Em junho, a taxa média de juros cobrada pelos bancos de pessoas físicas no rotativo do cartão de crédito foi de 437,3% ao ano, segundo dados do Banco Central. Naquele mês (último dado disponível), a inadimplência na modalidade ficou em 49,1%.
No encontro com membros da Abranet (Associação Brasileira de Internet) e da Abipag (Associação Brasileira de Instituições de Pagamentos), Haddad procurou entender melhor o papel dos diversos interlocutores no debate sobre rotativo e parcelamento sem juros.
De acordo com relatos ouvidos pela Folha, o titular da Fazenda quis saber sobre o funcionamento da cadeia de pagamentos, os riscos nas operações e como eles são remunerados. Houve também uma discussão intensa sobre tarifa de intercâmbio —cobrada dos lojistas pelas transações com cartões.
Os representantes das instituições de pagamento e maquininhas também levaram ao ministro dados de um estudo que mostra que o rotativo do cartão apresenta um resultado muito positivo aos emissores, cerca de 6% do total da carteira de cartão de crédito no ano.
Na reunião, as entidades tentaram também desmistificar a inadimplência associada ao parcelamento, refutando que haja subsídio cruzado entre parcelado sem juros e rotativo. Destacaram ainda a importância desse modelo para o varejo brasileiro e o papel do parcelamento de compras sem juros como instrumento de competição no país.
Segundo os dados apresentados, metade de todo o volume financeiro pago por cartão de crédito é feito de forma parcelada —R$ 986 bilhões em 2022, sendo 62% desse valor em quatro parcelas ou mais (R$ 611 bilhões).
Foram citadas rapidamente propostas complementares. Uma delas se baseava no modelo inglês, no qual a cobrança de juros é limitada a 100% da dívida original do cliente. Isso significa que, na prática, o montante devido poderia ser no máximo duplicado.

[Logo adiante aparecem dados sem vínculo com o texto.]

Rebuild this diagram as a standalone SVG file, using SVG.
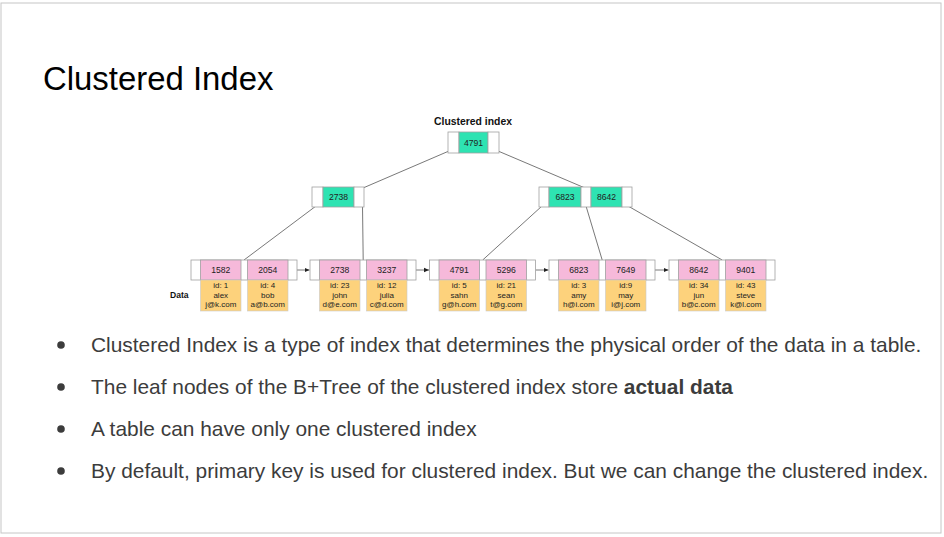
<svg xmlns="http://www.w3.org/2000/svg" width="944" height="537" viewBox="0 0 944 537">
<style>
  .frame{fill:#ffffff;stroke:#c6c6c6;stroke-width:1}
  .title{font-family:"Liberation Sans",Arial,sans-serif;font-size:32.9px;fill:#000}
  .bul{font-family:"Liberation Sans",Arial,sans-serif;font-size:20.9px;fill:#3c3c3c}
  .dot{fill:#3c3c3c}
  .w{fill:#ffffff;stroke:#a0a0a0;stroke-width:0.8}
  .g{fill:#2ee3b2;stroke:#a0a0a0;stroke-width:0.8}
  .p{fill:#f6b9da;stroke:#a0a0a0;stroke-width:0.8}
  .y{fill:#fdd27c;stroke:#c8c8c8;stroke-width:0.6}
  .k{font-family:"Liberation Sans",Arial,sans-serif;font-size:8.6px;fill:#222;text-anchor:middle}
  .d{font-family:"Liberation Sans",Arial,sans-serif;font-size:8px;fill:#222;text-anchor:middle}
  .lbl{font-family:"Liberation Sans",Arial,sans-serif;font-size:10.4px;font-weight:bold;fill:#111;text-anchor:middle}
  .data{font-family:"Liberation Sans",Arial,sans-serif;font-size:8.6px;font-weight:bold;fill:#111}
  .c{stroke:#555;stroke-width:0.8;fill:none}
</style>
<defs>
  <marker id="ah" markerWidth="6" markerHeight="6" refX="5" refY="3" orient="auto" markerUnits="userSpaceOnUse">
    <path d="M0,0.8 L5,3 L0,5.2 Z" fill="#222"/>
  </marker>
</defs>
<rect class="frame" x="1" y="3" width="940" height="530"/>
<text class="title" x="43" y="90">Clustered Index</text>

<text class="lbl" x="473" y="125">Clustered index</text>

<g id="connectors">
  <path class="c" d="M449,151 L363,188"/>
  <path class="c" d="M498,151 L585,188"/>
  <path class="c" d="M316,206 L244,260"/>
  <path class="c" d="M362.5,206 L363.2,260"/>
  <path class="c" d="M542,206 L482.7,260"/>
  <path class="c" d="M586,206 L602.2,260"/>
  <path class="c" d="M628,206 L722.2,260"/>
  <path class="c" d="M297,270 L309.5,270" marker-end="url(#ah)"/>
  <path class="c" d="M416,270 L429,270" marker-end="url(#ah)"/>
  <path class="c" d="M535.5,270 L548.5,270" marker-end="url(#ah)"/>
  <path class="c" d="M655,270 L668.5,270" marker-end="url(#ah)"/>
</g>

<g id="root">
  <rect class="w" x="448" y="132" width="11" height="21"/>
  <rect class="g" x="459" y="132" width="29" height="21"/>
  <rect class="w" x="488" y="132" width="11" height="21"/>
  <text class="k" x="473.5" y="145.5">4791</text>
</g>

<g id="inner-left">
  <rect class="w" x="312" y="187" width="11" height="20"/>
  <rect class="g" x="323" y="187" width="31" height="20"/>
  <rect class="w" x="354" y="187" width="10" height="20"/>
  <text class="k" x="338.5" y="200">2738</text>
</g>

<g id="inner-right">
  <rect class="w" x="539" y="187" width="10" height="20"/>
  <rect class="g" x="549" y="187" width="32" height="20"/>
  <rect class="w" x="581" y="187" width="10" height="20"/>
  <rect class="g" x="591" y="187" width="31" height="20"/>
  <rect class="w" x="622" y="187" width="10" height="20"/>
  <text class="k" x="565" y="200">6823</text>
  <text class="k" x="606.5" y="200">8642</text>
</g>

<text class="data" x="170" y="298">Data</text>

<g id="leaf1">
  <rect class="w" x="191" y="260" width="106" height="20"/>
  <rect class="p" x="200.5" y="260" width="40.5" height="20"/>
  <rect class="p" x="247.5" y="260" width="40.5" height="20"/>
  <rect class="y" x="200.5" y="280" width="40.5" height="31"/>
  <rect class="y" x="247.5" y="280" width="40.5" height="31"/>
  <text class="k" x="220.75" y="273">1582</text>
  <text class="k" x="267.75" y="273">2054</text>
  <text class="d" x="220.75" y="288">id: 1</text>
  <text class="d" x="220.75" y="297.5">alex</text>
  <text class="d" x="220.75" y="307">j@k.com</text>
  <text class="d" x="267.75" y="288">id: 4</text>
  <text class="d" x="267.75" y="297.5">bob</text>
  <text class="d" x="267.75" y="307">a@b.com</text>
</g>

<g id="leaf2">
  <rect class="w" x="310" y="260" width="106" height="20"/>
  <rect class="p" x="319.5" y="260" width="40.5" height="20"/>
  <rect class="p" x="366.5" y="260" width="40.5" height="20"/>
  <rect class="y" x="319.5" y="280" width="40.5" height="31"/>
  <rect class="y" x="366.5" y="280" width="40.5" height="31"/>
  <text class="k" x="339.75" y="273">2738</text>
  <text class="k" x="386.75" y="273">3237</text>
  <text class="d" x="339.75" y="288">id: 23</text>
  <text class="d" x="339.75" y="297.5">john</text>
  <text class="d" x="339.75" y="307">d@e.com</text>
  <text class="d" x="386.75" y="288">id: 12</text>
  <text class="d" x="386.75" y="297.5">julia</text>
  <text class="d" x="386.75" y="307">c@d.com</text>
</g>

<g id="leaf3">
  <rect class="w" x="429.5" y="260" width="106" height="20"/>
  <rect class="p" x="439" y="260" width="40.5" height="20"/>
  <rect class="p" x="486" y="260" width="40.5" height="20"/>
  <rect class="y" x="439" y="280" width="40.5" height="31"/>
  <rect class="y" x="486" y="280" width="40.5" height="31"/>
  <text class="k" x="459.25" y="273">4791</text>
  <text class="k" x="506.25" y="273">5296</text>
  <text class="d" x="459.25" y="288">id: 5</text>
  <text class="d" x="459.25" y="297.5">sahn</text>
  <text class="d" x="459.25" y="307">g@h.com</text>
  <text class="d" x="506.25" y="288">id: 21</text>
  <text class="d" x="506.25" y="297.5">sean</text>
  <text class="d" x="506.25" y="307">t@g.com</text>
</g>

<g id="leaf4">
  <rect class="w" x="549" y="260" width="106" height="20"/>
  <rect class="p" x="558.5" y="260" width="40.5" height="20"/>
  <rect class="p" x="605.5" y="260" width="40.5" height="20"/>
  <rect class="y" x="558.5" y="280" width="40.5" height="31"/>
  <rect class="y" x="605.5" y="280" width="40.5" height="31"/>
  <text class="k" x="578.75" y="273">6823</text>
  <text class="k" x="625.75" y="273">7649</text>
  <text class="d" x="578.75" y="288">id: 3</text>
  <text class="d" x="578.75" y="297.5">amy</text>
  <text class="d" x="578.75" y="307">h@i.com</text>
  <text class="d" x="625.75" y="288">id:9</text>
  <text class="d" x="625.75" y="297.5">may</text>
  <text class="d" x="625.75" y="307">i@j.com</text>
</g>

<g id="leaf5">
  <rect class="w" x="669" y="260" width="106" height="20"/>
  <rect class="p" x="678.5" y="260" width="40.5" height="20"/>
  <rect class="p" x="725.5" y="260" width="40.5" height="20"/>
  <rect class="y" x="678.5" y="280" width="40.5" height="31"/>
  <rect class="y" x="725.5" y="280" width="40.5" height="31"/>
  <text class="k" x="698.75" y="273">8642</text>
  <text class="k" x="745.75" y="273">9401</text>
  <text class="d" x="698.75" y="288">id: 34</text>
  <text class="d" x="698.75" y="297.5">jun</text>
  <text class="d" x="698.75" y="307">b@c.com</text>
  <text class="d" x="745.75" y="288">id: 43</text>
  <text class="d" x="745.75" y="297.5">steve</text>
  <text class="d" x="745.75" y="307">k@l.com</text>
</g>

<g id="bullets">
  <circle class="dot" cx="61" cy="345" r="3.8"/>
  <text class="bul" x="91" y="351.5">Clustered Index is a type of index that determines the physical order of the data in a table.</text>
  <circle class="dot" cx="61" cy="387" r="3.8"/>
  <text class="bul" x="91" y="393.5">The leaf nodes of the B+Tree of the clustered index store <tspan font-weight="bold">actual data</tspan></text>
  <circle class="dot" cx="61" cy="429" r="3.8"/>
  <text class="bul" x="91" y="435.5">A table can have only one clustered index</text>
  <circle class="dot" cx="61" cy="471" r="3.8"/>
  <text class="bul" x="91" y="477.5">By default, primary key is used for clustered index. But we can change the clustered index.</text>
</g>
</svg>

Parte dessas informações também foi compartilhada com o BC em uma reunião com o presidente Roberto Campos Neto e técnicos da instituição na última segunda-feira (14).
Segundo o chefe da autoridade monetária, até o momento não foi tomada qualquer decisão.
“O BC fornece o aspecto técnico, o Congresso vê qual é a viabilidade política daquilo e o Ministério da Fazenda está trabalhando na ligação entre o que é o puro técnico e o que é o técnico viável de ser aprovado no Congresso”, disse Campos Neto, em entrevista ao site Poder360 na quinta.
A discussão está ainda em fase inicial na Câmara dos Deputados, segundo parlamentares ouvidos pela Folha. Uma proposta para limitar os juros no rotativo do cartão de crédito foi inserida no projeto de lei sobre o Desenrola, programa de renegociação de dívidas da gestão petista.
De autoria do deputado Elmar Nascimento (União Brasil-BA), o projeto determina que o CMN (Conselho Monetário Nacional) irá estabelecer limites para a cobrança desses juros —medida classificada como intervencionista e artificial pelos setores envolvidos.
O relator da proposta, deputado Alencar Santana (PT-SP), discute a possibilidade de as próprias instituições estabelecerem um teto a ser cobrado no rotativo em determinado prazo.
Há expectativa de que uma proposta consolidada seja desenhada no prazo de 90 dias, conforme indicado publicamente por Haddad.